_SUPPLIED DATA:_
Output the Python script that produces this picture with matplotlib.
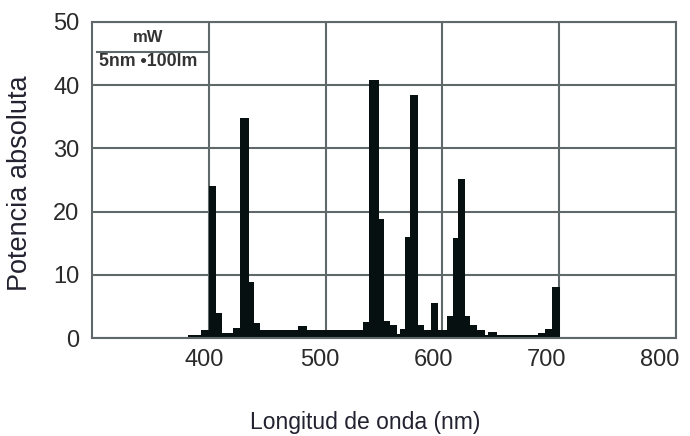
import matplotlib
matplotlib.use("Agg")
import matplotlib.pyplot as plt
from matplotlib.transforms import ScaledTranslation

# Spectral power distribution, 5 nm bands (bin edges in nm, power per band)
wavelength_edges = [382, 393.7, 400, 406, 411, 421, 427, 434, 439, 444,
                    476, 484, 532, 537, 545.3, 550, 555, 561, 564, 568,
                    572.4, 579, 584, 590, 596.6, 603.7, 609, 613.2, 619.5, 623.8,
                    629.5, 636.6, 639.4, 646.6, 682, 688, 693.7, 700.5]
power = [0.5, 1.3, 24, 4, 0.8, 1.6, 34.8, 8.9, 2.4, 1.3,
         1.9, 1.3, 2.6, 40.8, 18.8, 2.7, 2.0, 0.7, 1.4, 16,
         38.4, 2.0, 1.3, 5.6, 1.2, 3.5, 15.8, 25.2, 3.5, 2.0,
         1.2, 0.5, 0.9, 0.4, 0.85, 1.5, 8.0]

x_ticks = [400, 500, 600, 700, 800]
y_ticks = [0, 10, 20, 30, 40, 50]

grid_color = "#606969"
bar_color = "#071010"
text_color = "#222230"
font = ["Liberation Sans", "DejaVu Sans"]

fig = plt.figure(figsize=(6.9, 4.36), dpi=100)
ax = fig.add_axes([92 / 690, 1 - 338 / 436, 584 / 690, 316 / 436])

ax.stairs(power, wavelength_edges, fill=True, color=bar_color, baseline=0, zorder=3)

ax.set_xlim(300, 800)
ax.set_ylim(0, 50)
ax.set_xticks(x_ticks)
ax.set_yticks(y_ticks)
ax.grid(True, color=grid_color, linewidth=1.5, zorder=1)
ax.set_axisbelow(True)
for sp in ax.spines.values():
    sp.set_color(grid_color)
    sp.set_linewidth(1.5)
    sp.set_zorder(4)

ax.tick_params(axis="both", length=0, labelcolor="#2a2a2a")
ax.tick_params(axis="x", pad=8)
ax.tick_params(axis="y", pad=9)
for lab in ax.get_xticklabels() + ax.get_yticklabels():
    lab.set_fontfamily(font)
    lab.set_fontsize(17)

# x labels sit slightly left of their grid lines, drifting further toward the right
x_label_shift_pt = [-3, -4.5, -6.5, -9, -12]
for lab, dx in zip(ax.get_xticklabels(), x_label_shift_pt):
    lab.set_transform(lab.get_transform() + ScaledTranslation(dx / 72, 0, fig.dpi_scale_trans))

ax.set_xlabel("Longitud de onda (nm)", fontsize=16.5, family=font, color=text_color)
ax.xaxis.set_label_coords(273 / 584, -0.232)
ax.set_ylabel("Potencia absoluta", fontsize=19.5, family=font, color=text_color)
ax.yaxis.set_label_coords(-59 / 584, 0.49)

# Unit box in the upper-left cell: mW per (5 nm · 100 lm)
ax.text(348, 47.6, "mW", ha="center", va="center", fontsize=12, fontweight="bold",
        family=font, color="#333333", zorder=5)
ax.plot([304, 399], [45.25, 45.25], color=grid_color, linewidth=1.5, zorder=5)
ax.text(348, 43.8, "5nm \u2022100lm", ha="center", va="center", fontsize=12.8,
        fontweight="bold", family=font, color="#333333", zorder=5)

fig.savefig("out.png", dpi=100, facecolor="white")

_PROBLEM STATEMENT:_
Copy out all of the material exactly as written, without its pictures.

_RESPONSE:_
Output the Python script that produces this picture with matplotlib.
import matplotlib
matplotlib.use("Agg")
import matplotlib.pyplot as plt
from matplotlib.transforms import ScaledTranslation

# Spectral power distribution, 5 nm bands (bin edges in nm, power per band)
wavelength_edges = [382, 393.7, 400, 406, 411, 421, 427, 434, 439, 444,
                    476, 484, 532, 537, 545.3, 550, 555, 561, 564, 568,
                    572.4, 579, 584, 590, 596.6, 603.7, 609, 613.2, 619.5, 623.8,
                    629.5, 636.6, 639.4, 646.6, 682, 688, 693.7, 700.5]
power = [0.5, 1.3, 24, 4, 0.8, 1.6, 34.8, 8.9, 2.4, 1.3,
         1.9, 1.3, 2.6, 40.8, 18.8, 2.7, 2.0, 0.7, 1.4, 16,
         38.4, 2.0, 1.3, 5.6, 1.2, 3.5, 15.8, 25.2, 3.5, 2.0,
         1.2, 0.5, 0.9, 0.4, 0.85, 1.5, 8.0]

x_ticks = [400, 500, 600, 700, 800]
y_ticks = [0, 10, 20, 30, 40, 50]

grid_color = "#606969"
bar_color = "#071010"
text_color = "#222230"
font = ["Liberation Sans", "DejaVu Sans"]

fig = plt.figure(figsize=(6.9, 4.36), dpi=100)
ax = fig.add_axes([92 / 690, 1 - 338 / 436, 584 / 690, 316 / 436])

ax.stairs(power, wavelength_edges, fill=True, color=bar_color, baseline=0, zorder=3)

ax.set_xlim(300, 800)
ax.set_ylim(0, 50)
ax.set_xticks(x_ticks)
ax.set_yticks(y_ticks)
ax.grid(True, color=grid_color, linewidth=1.5, zorder=1)
ax.set_axisbelow(True)
for sp in ax.spines.values():
    sp.set_color(grid_color)
    sp.set_linewidth(1.5)
    sp.set_zorder(4)

ax.tick_params(axis="both", length=0, labelcolor="#2a2a2a")
ax.tick_params(axis="x", pad=8)
ax.tick_params(axis="y", pad=9)
for lab in ax.get_xticklabels() + ax.get_yticklabels():
    lab.set_fontfamily(font)
    lab.set_fontsize(17)

# x labels sit slightly left of their grid lines, drifting further toward the right
x_label_shift_pt = [-3, -4.5, -6.5, -9, -12]
for lab, dx in zip(ax.get_xticklabels(), x_label_shift_pt):
    lab.set_transform(lab.get_transform() + ScaledTranslation(dx / 72, 0, fig.dpi_scale_trans))

ax.set_xlabel("Longitud de onda (nm)", fontsize=16.5, family=font, color=text_color)
ax.xaxis.set_label_coords(273 / 584, -0.232)
ax.set_ylabel("Potencia absoluta", fontsize=19.5, family=font, color=text_color)
ax.yaxis.set_label_coords(-59 / 584, 0.49)

# Unit box in the upper-left cell: mW per (5 nm · 100 lm)
ax.text(348, 47.6, "mW", ha="center", va="center", fontsize=12, fontweight="bold",
        family=font, color="#333333", zorder=5)
ax.plot([304, 399], [45.25, 45.25], color=grid_color, linewidth=1.5, zorder=5)
ax.text(348, 43.8, "5nm \u2022100lm", ha="center", va="center", fontsize=12.8,
        fontweight="bold", family=font, color="#333333", zorder=5)

fig.savefig("out.png", dpi=100, facecolor="white")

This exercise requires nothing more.